Pilot project tests the production of electricity-based e-fuels for the first time in Bottrop. The Federal Ministry of Transport is funding the project with around twelve million euros.

Wastewater treatment plants do not only consume a great amount of energy – they now also produce a great deals of regenerative energy. The Emschergenossenschaft’s Bottrop wastewater treatment plant is already Germany’s first completely energy-autonomous large-scale treatment plant and is now also the scene of a very special pilot project: In the “E-BO(2)t” project, the production of electricity-based e-fuels is to be implemented for the first time on a scale that has so far never been seen before. The Federal Ministry for Digital and Transport (BMDV – Bundesministerium für Digitales und Verkehr) is providing 12.45 million euros in funding support for the project, in which the water, energy and transport sectors will be optimally coupled.

“In order to achieve the set climate targets in transport, we need to learn more about how the coupling of the water, energy and transport sectors can be gainfully used for the production of renewable e-fuels. This is precisely what the E-BO(2)t pilot project here in Bottrop aims to do, and I am therefore particularly pleased that the BMDV is supporting this forward-looking project with over 12 million euros,” says Oliver Luksic, Parliamentary State Secretary at the Federal Ministry for Digital and Transport.

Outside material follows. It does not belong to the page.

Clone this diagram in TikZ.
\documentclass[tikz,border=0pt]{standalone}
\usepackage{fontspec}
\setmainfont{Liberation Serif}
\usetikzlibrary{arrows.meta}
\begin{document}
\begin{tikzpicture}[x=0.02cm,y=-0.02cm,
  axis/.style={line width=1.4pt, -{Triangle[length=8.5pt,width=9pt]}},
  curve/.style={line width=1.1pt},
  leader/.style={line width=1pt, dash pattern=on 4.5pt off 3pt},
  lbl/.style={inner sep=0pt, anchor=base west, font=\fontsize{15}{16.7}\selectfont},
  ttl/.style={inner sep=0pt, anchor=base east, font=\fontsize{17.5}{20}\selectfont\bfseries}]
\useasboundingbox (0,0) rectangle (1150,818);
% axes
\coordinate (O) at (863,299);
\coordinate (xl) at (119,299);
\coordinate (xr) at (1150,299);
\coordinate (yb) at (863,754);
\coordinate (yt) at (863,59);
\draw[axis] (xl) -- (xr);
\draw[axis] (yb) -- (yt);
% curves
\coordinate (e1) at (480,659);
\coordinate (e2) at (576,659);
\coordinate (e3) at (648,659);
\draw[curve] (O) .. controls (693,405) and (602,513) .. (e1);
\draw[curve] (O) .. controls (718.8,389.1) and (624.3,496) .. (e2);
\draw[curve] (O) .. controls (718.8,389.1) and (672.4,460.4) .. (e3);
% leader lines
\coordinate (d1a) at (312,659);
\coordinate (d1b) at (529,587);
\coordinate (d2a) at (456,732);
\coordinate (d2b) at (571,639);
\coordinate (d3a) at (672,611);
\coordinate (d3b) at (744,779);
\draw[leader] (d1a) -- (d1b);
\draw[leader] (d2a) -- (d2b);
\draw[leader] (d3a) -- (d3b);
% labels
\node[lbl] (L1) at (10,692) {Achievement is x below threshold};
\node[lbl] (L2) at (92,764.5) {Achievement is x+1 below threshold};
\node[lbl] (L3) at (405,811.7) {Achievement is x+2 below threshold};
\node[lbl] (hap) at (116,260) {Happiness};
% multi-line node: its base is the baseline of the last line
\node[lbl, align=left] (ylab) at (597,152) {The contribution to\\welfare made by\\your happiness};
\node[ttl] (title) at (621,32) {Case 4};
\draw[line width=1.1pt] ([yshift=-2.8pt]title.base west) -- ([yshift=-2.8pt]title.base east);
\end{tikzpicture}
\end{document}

For the production of green methanol-based fuels from carbon dioxide and hydrogen, wastewater treatment plants are characterised by several locational advantages: Wastewater treatment plants offer an excellent infrastructure for the construction of electrolysers. Iin addition to hydrogen production, they can make use of the co-produced pure oxygen in wastewater treatment to maintain clean waters. Another unique feature is a highly concentrated and thus easy-to-separate green carbon dioxide source. Sewage gas contains 30 to 50 percent green CO2 – which is extracted at the Bottrop wastewater treatment plant in the course of the treatment of wastewater and the resulting sewage sludge utilisation in the four digesters of the Emschergenossenschaft that are visible from afar. In addition, wastewater treatment plants have a dynamic electricity and heat balance that can be used for the energy needs of the e-methanol facility.

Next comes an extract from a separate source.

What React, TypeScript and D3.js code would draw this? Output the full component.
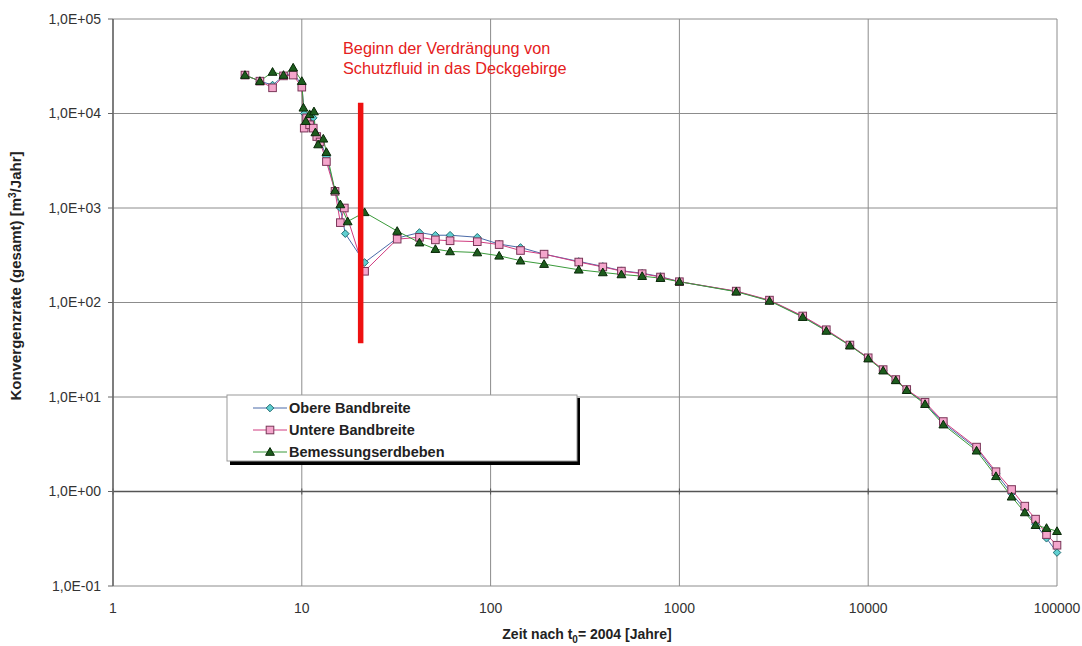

“The advantage for us as wastewater treatment plant operators lies, among other things, in the green use of the carbon dioxide produced during the generation of sewage gas, as well as in the production of storable methanol as a fuel for commercial vehicles that could not previously be electrified, and for backup power generators in the event of emergencies, such as for the operation of our pumping stations during a power outage, as well as an agent in the elimination of nitrogen. Moreover, being an important raw material worldwide, green methanol can reduce the chemical industry’s dependence on fossil raw materials,” says Dr. Frank Obenaus, Technical Director of the Emschergenossenschaft.

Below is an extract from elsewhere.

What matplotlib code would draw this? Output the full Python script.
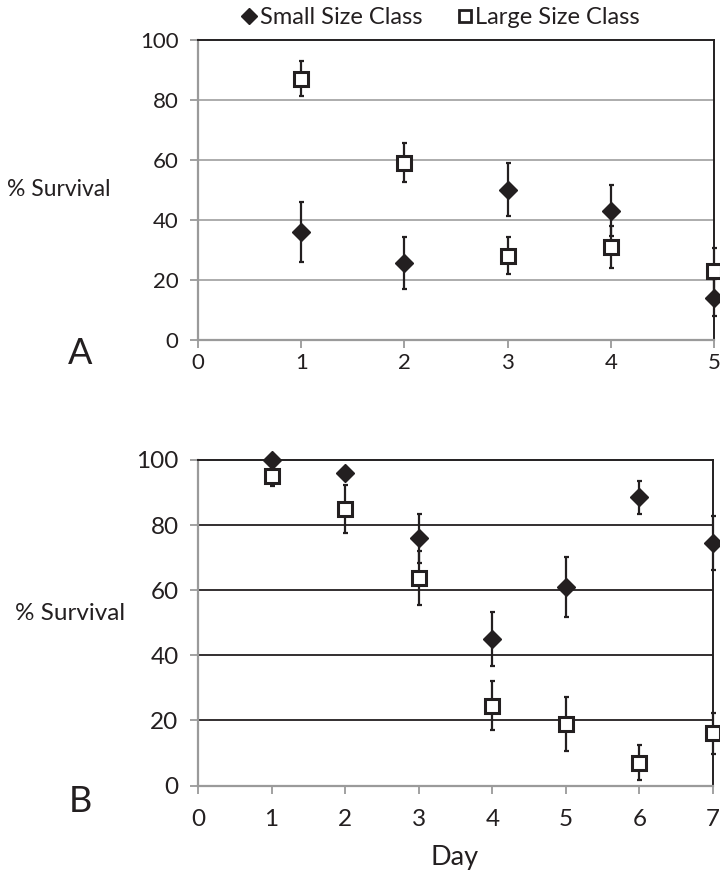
import matplotlib
matplotlib.use('Agg')
import matplotlib.pyplot as plt
from matplotlib.lines import Line2D

plt.rcParams['font.family'] = ['Lato', 'DejaVu Sans']

# Panel A data (days 1-5)
days_a = [1, 2, 3, 4, 5]
small_a = [36, 25.5, 50, 43, 14]
small_a_err = [10, 8.7, 8.7, 8.6, 6.2]
large_a = [87, 59, 28, 31, 23]
large_a_err = [5.8, 6.5, 6.2, 7, 7.5]

# Panel B data (days 1-7)
days_b = [1, 2, 3, 4, 5, 6, 7]
small_b = [100, 96, 76, 45, 61, 88.5, 74.5]
small_b_err = [0, 0, 7.5, 8.3, 9.3, 5, 8.2]
large_b = [95, 85, 63.8, 24.5, 19, 7, 16]
large_b_err = [3, 7.3, 8.2, 7.6, 8.3, 5.4, 6.3]

y_ticks = [0, 20, 40, 60, 80, 100]
labels = ['Small Size Class', 'Large Size Class']

W, H = 720, 875
fig = plt.figure(figsize=(7.2, 8.75), dpi=100)


def px_axes(l, t, r, b):
    return fig.add_axes([l / W, 1 - b / H, (r - l) / W, (b - t) / H])


ax_a = px_axes(198, 39.5, 714, 339.5)
ax_b = px_axes(198, 460, 713, 785.5)

dark = '#231f20'
spine_gray = '#9a9a9a'


def draw_panel(ax, days, small, small_err, large, large_err, xmax, grid_color,
               fs, xpad):
    ax.set_xlim(0, xmax)
    ax.set_ylim(0, 100)
    ax.set_xticks(range(0, xmax + 1))
    ax.set_yticks(y_ticks)
    for y in y_ticks[1:-1]:
        ax.axhline(y, color=grid_color, lw=1.3, zorder=1)
    for s in ['left', 'bottom']:
        ax.spines[s].set_color(spine_gray)
        ax.spines[s].set_linewidth(1.6)
    for s in ['top', 'right']:
        ax.spines[s].set_color(dark)
        ax.spines[s].set_linewidth(1.4)
    ax.tick_params(axis='both', colors=spine_gray, width=1.3, length=6,
                   labelcolor='#231f20', labelsize=fs)
    ax.tick_params(axis='y', pad=8)
    ax.tick_params(axis='x', pad=xpad)

    for vals, errs in [(small, small_err), (large, large_err)]:
        eb = ax.errorbar(days, vals, yerr=errs, fmt='none', ecolor=dark,
                         elinewidth=1.6, capsize=1.8, capthick=1.6, zorder=3)
        for art in eb.lines[1] + eb.lines[2]:
            art.set_clip_on(False)

    ax.plot(days, small, linestyle='none', marker='D', markersize=9,
            color=dark, clip_on=False, zorder=4)
    ax.plot(days, large, linestyle='none', marker='s', markersize=9.5,
            markerfacecolor='white', markeredgecolor=dark,
            markeredgewidth=2.2, clip_on=False, zorder=4)


draw_panel(ax_a, days_a, small_a, small_a_err, large_a, large_a_err, 5,
           '#a6a6a6', 16, 4)
draw_panel(ax_b, days_b, small_b, small_b_err, large_b, large_b_err, 7,
           dark, 17.5, 11)

# y labels and panel letters
fig.text(7 / W, 1 - 190 / H, '% Survival', fontsize=16.5, color=dark,
         ha='left', va='center')
fig.text(15 / W, 1 - 613 / H, '% Survival', fontsize=17.5, color=dark,
         ha='left', va='center')
fig.text(80 / W, 1 - 354 / H, 'A', fontsize=26, color=dark,
         ha='center', va='center')
fig.text(80 / W, 1 - 801 / H, 'B', fontsize=26, color=dark,
         ha='center', va='center')
fig.text(455 / W, 1 - 858 / H, 'Day', fontsize=19.5, color=dark,
         ha='center', va='center')

# legend at the top
handles = [
    Line2D([], [], linestyle='none', marker='D', markersize=8.5, color=dark),
    Line2D([], [], linestyle='none', marker='s', markersize=9,
           markerfacecolor='white', markeredgecolor=dark, markeredgewidth=2),
]
fig.legend(handles, labels, loc='center', bbox_to_anchor=(441 / W, 1 - 18 / H),
           ncol=2, frameon=False, fontsize=17, handlelength=0.6,
           handletextpad=0.15, columnspacing=1.5, labelcolor=dark,
           borderpad=0, borderaxespad=0)

fig.savefig('out.png', dpi=100)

As part of the “E-BO(2)t” pilot project, these synergy potentials are being investigated for the first time and operating experience is being gathered by means of an innovative “power-to-methanol” demonstration plant at the Bottrop wastewater treatment plant. The core of the project is the construction of the demonstration facility, which consists of the subcomponents carbon dioxide separation, electrolyser and methanol synthesis. “The system consisting of a wastewater treatment plant and an e-methanol plant will be scientifically monitored and tested for scalability and replication. If successful, the project at the Emschergenossenschaft wastewater treatment plant can set an example and serve as a blueprint for numerous other wastewater treatment plants,” says Dr. Frank-Andreas Weber, Managing Director of the Research Institute for Water Management and Climate Future at RWTH Aachen e.V. (FiW – Forschungsinstitut für Wasserwirtschaft und Klimazukunft).

The Emschergenossenschaft, the FiW and OWI Science for Fuels gGmbH research institutes as well as the electrolyser manufacturer Aspens GmbH are working together in partnership in a project consortium for the ambitious coupling of the water-energy-transport sectors in order to bring research results into large-scale application.

The “E-BO(2)t” project is being supported by the Federal Ministry for Digital and Transport with a total of 12.45 million euros in funding as part of the overall Renewable Fuels Concept. The funding guideline for the development of renewable fuels is coordinated by NOW GmbH and implemented by the project management organisations VDI/VDE Innovation + Technik GmbH and the Fachagentur Nachwachsende Rohstoffe e. V. (Agency for Renewable Resources).